Instructions for the task ▸ Return every line below as is, leaving out the pictures.

Plotting code records:

»»

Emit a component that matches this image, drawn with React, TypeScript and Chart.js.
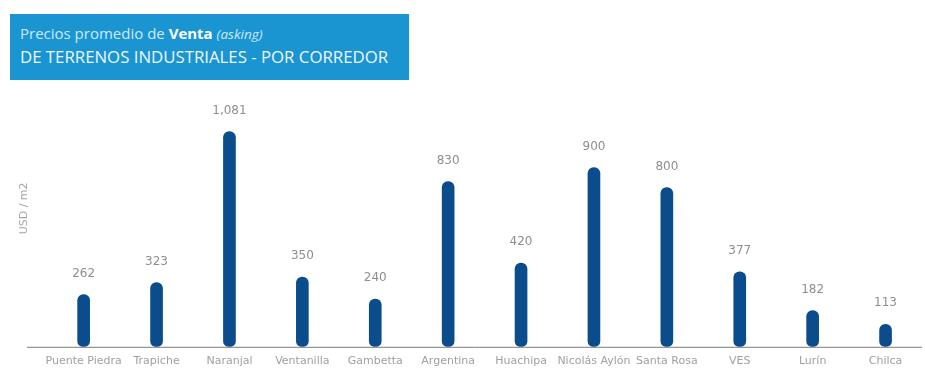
import React, { useEffect, useRef } from "react";
import { Chart, registerables } from "chart.js";

Chart.register(...registerables);

const categories = [
  "Puente Piedra",
  "Trapiche",
  "Naranjal",
  "Ventanilla",
  "Gambetta",
  "Argentina",
  "Huachipa",
  "Nicolás Aylón",
  "Santa Rosa",
  "VES",
  "Lurín",
  "Chilca",
];

const prices = [262, 323, 1081, 350, 240, 830, 420, 900, 800, 377, 182, 113];

const yAxisTitle = "USD / m2";

const BAR_COLOR = "#0b4d8c";
const LABEL_COLOR = "#8e8e8e";

const valueLabels = {
  id: "valueLabels",
  afterDatasetsDraw(chart: any) {
    const ctx = chart.ctx;
    const meta = chart.getDatasetMeta(0);
    ctx.save();
    ctx.font = "12px 'DejaVu Sans'";
    ctx.fillStyle = LABEL_COLOR;
    ctx.textAlign = "center";
    ctx.textBaseline = "middle";
    meta.data.forEach((bar: any, i: number) => {
      const v = chart.data.datasets[0].data[i] as number;
      ctx.fillText(v.toLocaleString("en-US"), bar.x, bar.y - 21);
    });
    ctx.restore();
  },
};

const baseLine = {
  id: "baseLine",
  afterDraw(chart: any) {
    const ctx = chart.ctx;
    const { right, bottom } = chart.chartArea;
    ctx.save();
    ctx.strokeStyle = "#7a7a7a";
    ctx.lineWidth = 1;
    ctx.beginPath();
    ctx.moveTo(27, bottom + 0.5);
    ctx.lineTo(right, bottom + 0.5);
    ctx.stroke();
    ctx.restore();
  },
};

export default function App() {
  const ref = useRef<HTMLCanvasElement>(null);

  useEffect(() => {
    document.body.style.margin = "0";
    const chart = new Chart(ref.current!, {
      type: "bar",
      data: {
        labels: categories,
        datasets: [
          {
            data: prices,
            backgroundColor: BAR_COLOR,
            barThickness: 12,
            borderRadius: 6,
            borderSkipped: false,
          },
        ],
      },
      options: {
        responsive: false,
        animation: false,
        devicePixelRatio: 1,
        layout: { padding: { top: 70, left: 13, right: 3, bottom: -2 } },
        plugins: {
          legend: { display: false },
          tooltip: { enabled: false },
        },
        scales: {
          x: {
            grid: { display: false, drawTicks: false },
            border: { display: false },
            ticks: {
              autoSkip: false,
              maxRotation: 0,
              minRotation: 0,
              padding: 8,
              color: "#a0a0a0",
              font: { family: "'DejaVu Sans'", size: 11 },
            },
          },
          y: {
            min: 0,
            max: 1390,
            grid: { display: false, drawTicks: false },
            border: { display: false },
            ticks: { display: false },
            title: {
              display: true,
              text: yAxisTitle,
              color: "#a5a5a5",
              font: { family: "'DejaVu Sans'", size: 11 },
              padding: { top: 5, bottom: 16 },
            },
          },
        },
      },
      plugins: [valueLabels, baseLine],
    });
    return () => chart.destroy();
  }, []);

  return (
    <div style={{ position: "relative", width: 925, height: 374, background: "#fff" }}>
      <canvas
        ref={ref}
        width={925}
        height={374}
        style={{ position: "absolute", left: 0, top: 0 }}
      />
      <div
        style={{
          position: "absolute",
          left: 10,
          top: 14,
          width: 399,
          height: 66,
          background: "#1b94d2",
          boxSizing: "border-box",
          paddingLeft: 10,
          paddingTop: 8,
          fontFamily: "'Open Sans', sans-serif",
          whiteSpace: "nowrap",
        }}
      >
        <div style={{ height: 22, lineHeight: "22px", fontSize: 15, color: "#cdeaf8" }}>
          Precios promedio de <b style={{ color: "#ffffff" }}>Venta</b>{" "}
          <i style={{ fontSize: 13.5 }}>(asking)</i>
        </div>
        <div
          style={{
            marginTop: 1,
            height: 24,
            lineHeight: "24px",
            fontSize: 16.8,
            color: "#eef8fd",
          }}
        >
          DE TERRENOS INDUSTRIALES - POR CORREDOR
        </div>
      </div>
    </div>
  );
}
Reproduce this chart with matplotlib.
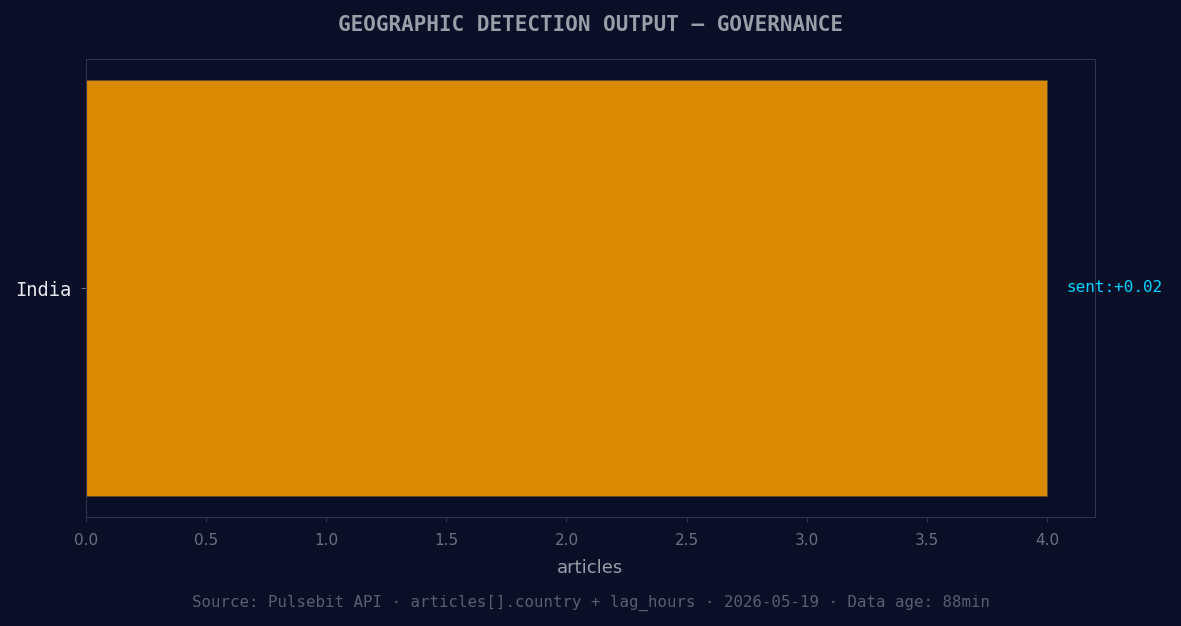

««

Answer for this exercise ▸
Emit a component that matches this image, drawn with React, TypeScript and Chart.js.
import React, { useEffect, useRef } from "react";
import { Chart, registerables } from "chart.js";

Chart.register(...registerables);

const categories = [
  "Puente Piedra",
  "Trapiche",
  "Naranjal",
  "Ventanilla",
  "Gambetta",
  "Argentina",
  "Huachipa",
  "Nicolás Aylón",
  "Santa Rosa",
  "VES",
  "Lurín",
  "Chilca",
];

const prices = [262, 323, 1081, 350, 240, 830, 420, 900, 800, 377, 182, 113];

const yAxisTitle = "USD / m2";

const BAR_COLOR = "#0b4d8c";
const LABEL_COLOR = "#8e8e8e";

const valueLabels = {
  id: "valueLabels",
  afterDatasetsDraw(chart: any) {
    const ctx = chart.ctx;
    const meta = chart.getDatasetMeta(0);
    ctx.save();
    ctx.font = "12px 'DejaVu Sans'";
    ctx.fillStyle = LABEL_COLOR;
    ctx.textAlign = "center";
    ctx.textBaseline = "middle";
    meta.data.forEach((bar: any, i: number) => {
      const v = chart.data.datasets[0].data[i] as number;
      ctx.fillText(v.toLocaleString("en-US"), bar.x, bar.y - 21);
    });
    ctx.restore();
  },
};

const baseLine = {
  id: "baseLine",
  afterDraw(chart: any) {
    const ctx = chart.ctx;
    const { right, bottom } = chart.chartArea;
    ctx.save();
    ctx.strokeStyle = "#7a7a7a";
    ctx.lineWidth = 1;
    ctx.beginPath();
    ctx.moveTo(27, bottom + 0.5);
    ctx.lineTo(right, bottom + 0.5);
    ctx.stroke();
    ctx.restore();
  },
};

export default function App() {
  const ref = useRef<HTMLCanvasElement>(null);

  useEffect(() => {
    document.body.style.margin = "0";
    const chart = new Chart(ref.current!, {
      type: "bar",
      data: {
        labels: categories,
        datasets: [
          {
            data: prices,
            backgroundColor: BAR_COLOR,
            barThickness: 12,
            borderRadius: 6,
            borderSkipped: false,
          },
        ],
      },
      options: {
        responsive: false,
        animation: false,
        devicePixelRatio: 1,
        layout: { padding: { top: 70, left: 13, right: 3, bottom: -2 } },
        plugins: {
          legend: { display: false },
          tooltip: { enabled: false },
        },
        scales: {
          x: {
            grid: { display: false, drawTicks: false },
            border: { display: false },
            ticks: {
              autoSkip: false,
              maxRotation: 0,
              minRotation: 0,
              padding: 8,
              color: "#a0a0a0",
              font: { family: "'DejaVu Sans'", size: 11 },
            },
          },
          y: {
            min: 0,
            max: 1390,
            grid: { display: false, drawTicks: false },
            border: { display: false },
            ticks: { display: false },
            title: {
              display: true,
              text: yAxisTitle,
              color: "#a5a5a5",
              font: { family: "'DejaVu Sans'", size: 11 },
              padding: { top: 5, bottom: 16 },
            },
          },
        },
      },
      plugins: [valueLabels, baseLine],
    });
    return () => chart.destroy();
  }, []);

  return (
    <div style={{ position: "relative", width: 925, height: 374, background: "#fff" }}>
      <canvas
        ref={ref}
        width={925}
        height={374}
        style={{ position: "absolute", left: 0, top: 0 }}
      />
      <div
        style={{
          position: "absolute",
          left: 10,
          top: 14,
          width: 399,
          height: 66,
          background: "#1b94d2",
          boxSizing: "border-box",
          paddingLeft: 10,
          paddingTop: 8,
          fontFamily: "'Open Sans', sans-serif",
          whiteSpace: "nowrap",
        }}
      >
        <div style={{ height: 22, lineHeight: "22px", fontSize: 15, color: "#cdeaf8" }}>
          Precios promedio de <b style={{ color: "#ffffff" }}>Venta</b>{" "}
          <i style={{ fontSize: 13.5 }}>(asking)</i>
        </div>
        <div
          style={{
            marginTop: 1,
            height: 24,
            lineHeight: "24px",
            fontSize: 16.8,
            color: "#eef8fd",
          }}
        >
          DE TERRENOS INDUSTRIALES - POR CORREDOR
        </div>
      </div>
    </div>
  );
}
Reproduce this chart with matplotlib.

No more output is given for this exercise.